[Dataset excerpt]
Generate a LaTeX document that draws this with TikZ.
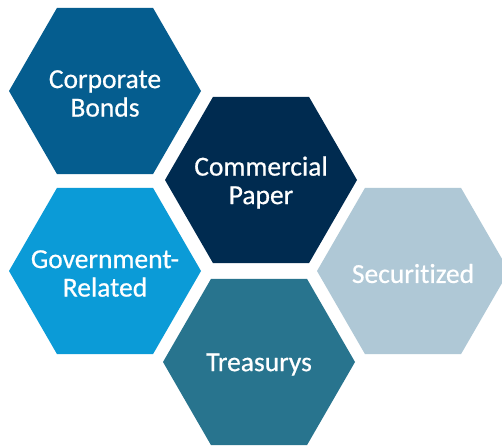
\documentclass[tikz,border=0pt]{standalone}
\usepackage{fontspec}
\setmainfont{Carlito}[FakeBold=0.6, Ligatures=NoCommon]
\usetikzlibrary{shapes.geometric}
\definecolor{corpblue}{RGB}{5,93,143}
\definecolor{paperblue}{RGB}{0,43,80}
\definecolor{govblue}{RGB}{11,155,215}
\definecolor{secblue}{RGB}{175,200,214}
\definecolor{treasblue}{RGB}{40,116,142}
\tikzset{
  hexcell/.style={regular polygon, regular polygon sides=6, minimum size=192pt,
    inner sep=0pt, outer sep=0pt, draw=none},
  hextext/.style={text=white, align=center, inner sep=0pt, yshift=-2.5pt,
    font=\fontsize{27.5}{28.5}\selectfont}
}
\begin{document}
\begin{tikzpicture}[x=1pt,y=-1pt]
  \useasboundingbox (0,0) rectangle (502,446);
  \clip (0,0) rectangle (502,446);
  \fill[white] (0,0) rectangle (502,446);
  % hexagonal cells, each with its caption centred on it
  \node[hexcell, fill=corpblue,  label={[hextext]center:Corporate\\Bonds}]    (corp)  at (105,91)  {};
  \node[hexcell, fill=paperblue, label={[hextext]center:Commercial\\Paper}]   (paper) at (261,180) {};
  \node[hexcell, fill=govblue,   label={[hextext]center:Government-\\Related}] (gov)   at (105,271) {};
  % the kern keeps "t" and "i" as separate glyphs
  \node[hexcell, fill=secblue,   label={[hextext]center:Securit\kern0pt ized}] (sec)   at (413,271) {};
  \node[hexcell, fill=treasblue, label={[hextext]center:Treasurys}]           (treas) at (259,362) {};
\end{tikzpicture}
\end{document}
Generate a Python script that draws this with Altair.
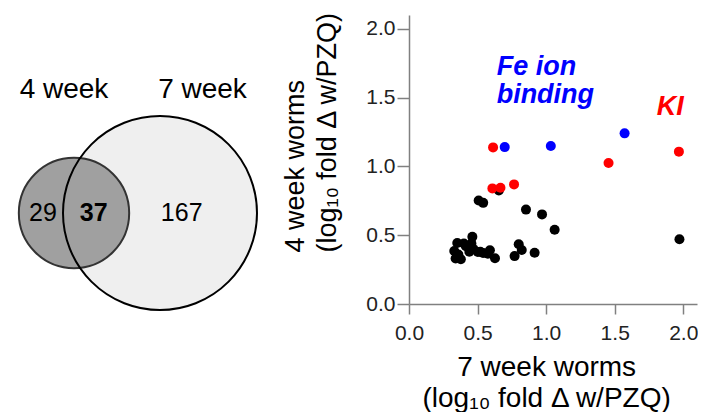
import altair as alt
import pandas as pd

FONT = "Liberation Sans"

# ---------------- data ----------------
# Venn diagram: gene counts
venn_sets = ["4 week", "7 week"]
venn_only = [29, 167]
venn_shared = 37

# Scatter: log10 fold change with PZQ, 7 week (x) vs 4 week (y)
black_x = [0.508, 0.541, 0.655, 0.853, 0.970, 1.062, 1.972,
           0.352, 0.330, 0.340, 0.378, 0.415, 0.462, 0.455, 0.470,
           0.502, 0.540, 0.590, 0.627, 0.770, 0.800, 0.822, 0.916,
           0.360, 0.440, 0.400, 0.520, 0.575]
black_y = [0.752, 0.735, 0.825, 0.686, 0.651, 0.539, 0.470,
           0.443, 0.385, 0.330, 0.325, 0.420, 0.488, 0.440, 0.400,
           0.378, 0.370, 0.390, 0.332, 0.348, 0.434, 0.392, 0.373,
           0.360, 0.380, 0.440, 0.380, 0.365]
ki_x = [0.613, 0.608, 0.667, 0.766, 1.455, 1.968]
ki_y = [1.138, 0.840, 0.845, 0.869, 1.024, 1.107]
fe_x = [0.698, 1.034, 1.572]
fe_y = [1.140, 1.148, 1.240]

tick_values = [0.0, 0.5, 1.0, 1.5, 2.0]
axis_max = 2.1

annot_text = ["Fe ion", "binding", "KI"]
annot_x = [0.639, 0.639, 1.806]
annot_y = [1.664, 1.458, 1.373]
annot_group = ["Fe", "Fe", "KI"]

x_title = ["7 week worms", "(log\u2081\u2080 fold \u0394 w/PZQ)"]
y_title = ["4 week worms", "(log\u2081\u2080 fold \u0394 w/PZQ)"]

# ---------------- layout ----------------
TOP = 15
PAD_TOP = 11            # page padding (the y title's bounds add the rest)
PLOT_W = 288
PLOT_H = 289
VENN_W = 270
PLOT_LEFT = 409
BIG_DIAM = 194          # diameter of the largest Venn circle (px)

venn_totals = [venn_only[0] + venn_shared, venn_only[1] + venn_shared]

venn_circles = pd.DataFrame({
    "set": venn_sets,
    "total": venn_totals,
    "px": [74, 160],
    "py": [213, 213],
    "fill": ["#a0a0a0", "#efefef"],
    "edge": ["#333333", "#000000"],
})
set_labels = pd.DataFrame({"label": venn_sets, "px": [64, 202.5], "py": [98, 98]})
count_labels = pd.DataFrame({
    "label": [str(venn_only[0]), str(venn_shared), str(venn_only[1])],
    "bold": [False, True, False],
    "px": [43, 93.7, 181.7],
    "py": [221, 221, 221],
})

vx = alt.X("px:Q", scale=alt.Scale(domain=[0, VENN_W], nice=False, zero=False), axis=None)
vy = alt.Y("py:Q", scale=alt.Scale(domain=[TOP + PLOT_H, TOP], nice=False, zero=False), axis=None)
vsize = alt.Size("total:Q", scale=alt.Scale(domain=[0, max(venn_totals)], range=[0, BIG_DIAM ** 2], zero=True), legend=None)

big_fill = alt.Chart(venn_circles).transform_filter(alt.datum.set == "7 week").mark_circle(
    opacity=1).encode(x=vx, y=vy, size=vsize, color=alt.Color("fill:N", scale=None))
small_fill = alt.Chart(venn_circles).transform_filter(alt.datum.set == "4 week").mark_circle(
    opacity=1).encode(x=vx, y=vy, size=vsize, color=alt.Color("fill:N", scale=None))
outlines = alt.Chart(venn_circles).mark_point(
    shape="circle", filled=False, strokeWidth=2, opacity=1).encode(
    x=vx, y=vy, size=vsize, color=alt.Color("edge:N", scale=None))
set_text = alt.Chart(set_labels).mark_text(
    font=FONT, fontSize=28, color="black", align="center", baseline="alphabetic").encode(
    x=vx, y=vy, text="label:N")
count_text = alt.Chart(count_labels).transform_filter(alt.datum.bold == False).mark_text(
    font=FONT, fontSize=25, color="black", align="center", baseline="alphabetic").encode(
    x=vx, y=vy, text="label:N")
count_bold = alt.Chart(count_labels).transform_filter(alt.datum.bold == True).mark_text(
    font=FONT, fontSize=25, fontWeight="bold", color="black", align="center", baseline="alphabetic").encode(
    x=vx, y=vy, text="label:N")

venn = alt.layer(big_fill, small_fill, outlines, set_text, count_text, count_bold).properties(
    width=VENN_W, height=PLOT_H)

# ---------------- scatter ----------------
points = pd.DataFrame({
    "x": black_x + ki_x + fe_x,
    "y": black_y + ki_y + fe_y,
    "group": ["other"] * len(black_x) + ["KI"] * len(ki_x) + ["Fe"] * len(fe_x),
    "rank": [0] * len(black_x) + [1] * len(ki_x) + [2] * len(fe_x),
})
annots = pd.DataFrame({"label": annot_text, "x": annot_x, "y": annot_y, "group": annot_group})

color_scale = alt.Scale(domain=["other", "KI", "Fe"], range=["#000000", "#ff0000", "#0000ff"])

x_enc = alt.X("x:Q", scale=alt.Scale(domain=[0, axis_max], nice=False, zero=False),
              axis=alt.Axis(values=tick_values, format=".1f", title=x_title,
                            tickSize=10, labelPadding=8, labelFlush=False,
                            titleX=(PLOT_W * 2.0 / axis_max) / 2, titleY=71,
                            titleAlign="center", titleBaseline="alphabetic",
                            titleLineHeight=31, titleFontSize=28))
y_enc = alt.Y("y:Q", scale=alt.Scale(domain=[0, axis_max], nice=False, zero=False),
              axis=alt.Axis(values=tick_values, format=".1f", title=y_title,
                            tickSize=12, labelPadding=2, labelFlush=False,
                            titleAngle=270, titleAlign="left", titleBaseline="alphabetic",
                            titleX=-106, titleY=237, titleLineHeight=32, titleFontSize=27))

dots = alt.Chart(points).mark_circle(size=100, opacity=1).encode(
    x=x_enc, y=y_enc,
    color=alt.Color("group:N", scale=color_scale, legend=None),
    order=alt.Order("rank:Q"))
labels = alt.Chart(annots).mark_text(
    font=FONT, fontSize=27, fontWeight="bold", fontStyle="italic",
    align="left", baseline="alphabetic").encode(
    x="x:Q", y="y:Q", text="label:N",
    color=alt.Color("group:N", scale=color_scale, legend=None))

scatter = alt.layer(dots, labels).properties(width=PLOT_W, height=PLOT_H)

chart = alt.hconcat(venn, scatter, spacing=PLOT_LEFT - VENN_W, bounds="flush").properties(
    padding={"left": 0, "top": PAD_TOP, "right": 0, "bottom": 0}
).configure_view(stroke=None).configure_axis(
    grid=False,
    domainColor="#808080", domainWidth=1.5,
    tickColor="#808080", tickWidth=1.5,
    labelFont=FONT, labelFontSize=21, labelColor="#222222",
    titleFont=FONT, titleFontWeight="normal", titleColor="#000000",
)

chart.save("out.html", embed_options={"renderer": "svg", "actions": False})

GIVEN EXERCISE: Across the material above, how many lines include the string "with"? Only the number is wanted.

TASK SOLUTION: 4